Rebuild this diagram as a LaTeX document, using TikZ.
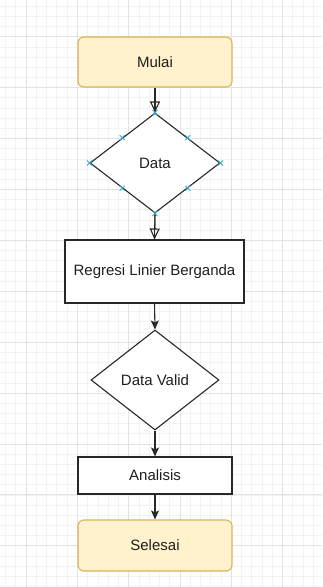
\documentclass[tikz,border=0pt]{standalone}
\usepackage{fontspec}
\setmainfont{Liberation Sans}
\usetikzlibrary{shapes.geometric,arrows.meta,calc}
\definecolor{minorgrid}{RGB}{243,243,243}
\definecolor{majorgrid}{RGB}{226,226,226}
\definecolor{termfill}{RGB}{255,242,204}
\definecolor{termdraw}{RGB}{214,182,86}
\definecolor{linecol}{RGB}{40,40,40}
\definecolor{markcol}{RGB}{60,168,215}
\tikzset{
  base/.style={font=\fontsize{15}{18}\selectfont, text=black!88, inner sep=0pt, line width=1.1pt},
  term/.style={base, rectangle, rounded corners=6pt, draw=termdraw, fill=termfill, minimum width=154pt, minimum height=50pt},
  proc/.style={base, rectangle, draw=linecol, fill=white},
  decision/.style={base, diamond, draw=linecol, fill=white},
  plainline/.style={draw=linecol, line width=1.1pt},
  flowarrow/.style={draw=linecol, line width=1.1pt, -{Stealth[length=9pt,width=8pt,inset=2pt]}},
  openarrow/.style={draw=linecol, line width=1.1pt, -{Triangle[open,length=11pt,width=10pt]}},
  markx/.style={draw=markcol, line width=0.8pt}
}
\newcommand{\xmark}[1]{\draw[markx] ($(#1)+(-2.5,-2.5)$) -- ($(#1)+(2.5,2.5)$) ($(#1)+(-2.5,2.5)$) -- ($(#1)+(2.5,-2.5)$);}
\begin{document}
\begin{tikzpicture}[x=1pt,y=-1pt]
\useasboundingbox (0,0) rectangle (322,587);
\fill[white] (0,0) rectangle (322,587);
% grid
\foreach \i in {-3,...,30} {\draw[minorgrid, line width=0.6pt] ({26+\i*10.26},0) -- ({26+\i*10.26},587);}
\foreach \j in {-4,...,54} {\draw[minorgrid, line width=0.6pt] (0,{36.7+\j*10.18}) -- (322,{36.7+\j*10.18});}
\foreach \i in {0,...,5} {\draw[majorgrid, line width=0.8pt] ({26+\i*51.3},0) -- ({26+\i*51.3},587);}
\foreach \j in {0,...,10} {\draw[majorgrid, line width=0.8pt] (0,{36.7+\j*50.9}) -- (322,{36.7+\j*50.9});}
% nodes
\node[term] (mulai) at (155,62) {Mulai};
\node[decision, minimum width=130pt, minimum height=100pt] (data) at (155,163) {Data};
\node[proc, minimum width=179pt, minimum height=63pt] (regresi) at (154.5,271.5) {Regresi Linier Berganda};
\node[decision, minimum width=128pt, minimum height=100pt] (valid) at (155,380) {Data Valid};
\node[proc, minimum width=154pt, minimum height=37pt] (analisis) at (155,475.5) {Analisis};
\node[term, minimum height=51pt] (selesai) at (155,545.5) {Selesai};
% connectors
\draw[plainline] (mulai.south) -- (data.north);
\draw[openarrow] (mulai.south) -- (data.north);
\draw[plainline] (data.south) -- (regresi.north);
\draw[openarrow] (data.south) -- (regresi.north);
\draw[flowarrow] (regresi.south) -- (valid.north);
\draw[flowarrow] (valid.south) -- (analisis.north);
\draw[flowarrow] (analisis.south) -- (selesai.north);
% selection markers on Data
\coordinate (m1) at ($(data.north)!0.5!(data.east)$);
\coordinate (m2) at ($(data.east)!0.5!(data.south)$);
\coordinate (m3) at ($(data.south)!0.5!(data.west)$);
\coordinate (m4) at ($(data.west)!0.5!(data.north)$);
\xmark{data.north}\xmark{data.south}\xmark{data.east}\xmark{data.west}
\xmark{m1}\xmark{m2}\xmark{m3}\xmark{m4}
\end{tikzpicture}
\end{document}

-=-=-

## THE PROBLEM
Omit any images, then output the listing exactly.

## RESPONSE TO THE TASK
Rebuild this diagram as a LaTeX document, using TikZ.
\documentclass[tikz,border=0pt]{standalone}
\usepackage{fontspec}
\setmainfont{Liberation Sans}
\usetikzlibrary{shapes.geometric,arrows.meta,calc}
\definecolor{minorgrid}{RGB}{243,243,243}
\definecolor{majorgrid}{RGB}{226,226,226}
\definecolor{termfill}{RGB}{255,242,204}
\definecolor{termdraw}{RGB}{214,182,86}
\definecolor{linecol}{RGB}{40,40,40}
\definecolor{markcol}{RGB}{60,168,215}
\tikzset{
  base/.style={font=\fontsize{15}{18}\selectfont, text=black!88, inner sep=0pt, line width=1.1pt},
  term/.style={base, rectangle, rounded corners=6pt, draw=termdraw, fill=termfill, minimum width=154pt, minimum height=50pt},
  proc/.style={base, rectangle, draw=linecol, fill=white},
  decision/.style={base, diamond, draw=linecol, fill=white},
  plainline/.style={draw=linecol, line width=1.1pt},
  flowarrow/.style={draw=linecol, line width=1.1pt, -{Stealth[length=9pt,width=8pt,inset=2pt]}},
  openarrow/.style={draw=linecol, line width=1.1pt, -{Triangle[open,length=11pt,width=10pt]}},
  markx/.style={draw=markcol, line width=0.8pt}
}
\newcommand{\xmark}[1]{\draw[markx] ($(#1)+(-2.5,-2.5)$) -- ($(#1)+(2.5,2.5)$) ($(#1)+(-2.5,2.5)$) -- ($(#1)+(2.5,-2.5)$);}
\begin{document}
\begin{tikzpicture}[x=1pt,y=-1pt]
\useasboundingbox (0,0) rectangle (322,587);
\fill[white] (0,0) rectangle (322,587);
% grid
\foreach \i in {-3,...,30} {\draw[minorgrid, line width=0.6pt] ({26+\i*10.26},0) -- ({26+\i*10.26},587);}
\foreach \j in {-4,...,54} {\draw[minorgrid, line width=0.6pt] (0,{36.7+\j*10.18}) -- (322,{36.7+\j*10.18});}
\foreach \i in {0,...,5} {\draw[majorgrid, line width=0.8pt] ({26+\i*51.3},0) -- ({26+\i*51.3},587);}
\foreach \j in {0,...,10} {\draw[majorgrid, line width=0.8pt] (0,{36.7+\j*50.9}) -- (322,{36.7+\j*50.9});}
% nodes
\node[term] (mulai) at (155,62) {Mulai};
\node[decision, minimum width=130pt, minimum height=100pt] (data) at (155,163) {Data};
\node[proc, minimum width=179pt, minimum height=63pt] (regresi) at (154.5,271.5) {Regresi Linier Berganda};
\node[decision, minimum width=128pt, minimum height=100pt] (valid) at (155,380) {Data Valid};
\node[proc, minimum width=154pt, minimum height=37pt] (analisis) at (155,475.5) {Analisis};
\node[term, minimum height=51pt] (selesai) at (155,545.5) {Selesai};
% connectors
\draw[plainline] (mulai.south) -- (data.north);
\draw[openarrow] (mulai.south) -- (data.north);
\draw[plainline] (data.south) -- (regresi.north);
\draw[openarrow] (data.south) -- (regresi.north);
\draw[flowarrow] (regresi.south) -- (valid.north);
\draw[flowarrow] (valid.south) -- (analisis.north);
\draw[flowarrow] (analisis.south) -- (selesai.north);
% selection markers on Data
\coordinate (m1) at ($(data.north)!0.5!(data.east)$);
\coordinate (m2) at ($(data.east)!0.5!(data.south)$);
\coordinate (m3) at ($(data.south)!0.5!(data.west)$);
\coordinate (m4) at ($(data.west)!0.5!(data.north)$);
\xmark{data.north}\xmark{data.south}\xmark{data.east}\xmark{data.west}
\xmark{m1}\xmark{m2}\xmark{m3}\xmark{m4}
\end{tikzpicture}
\end{document}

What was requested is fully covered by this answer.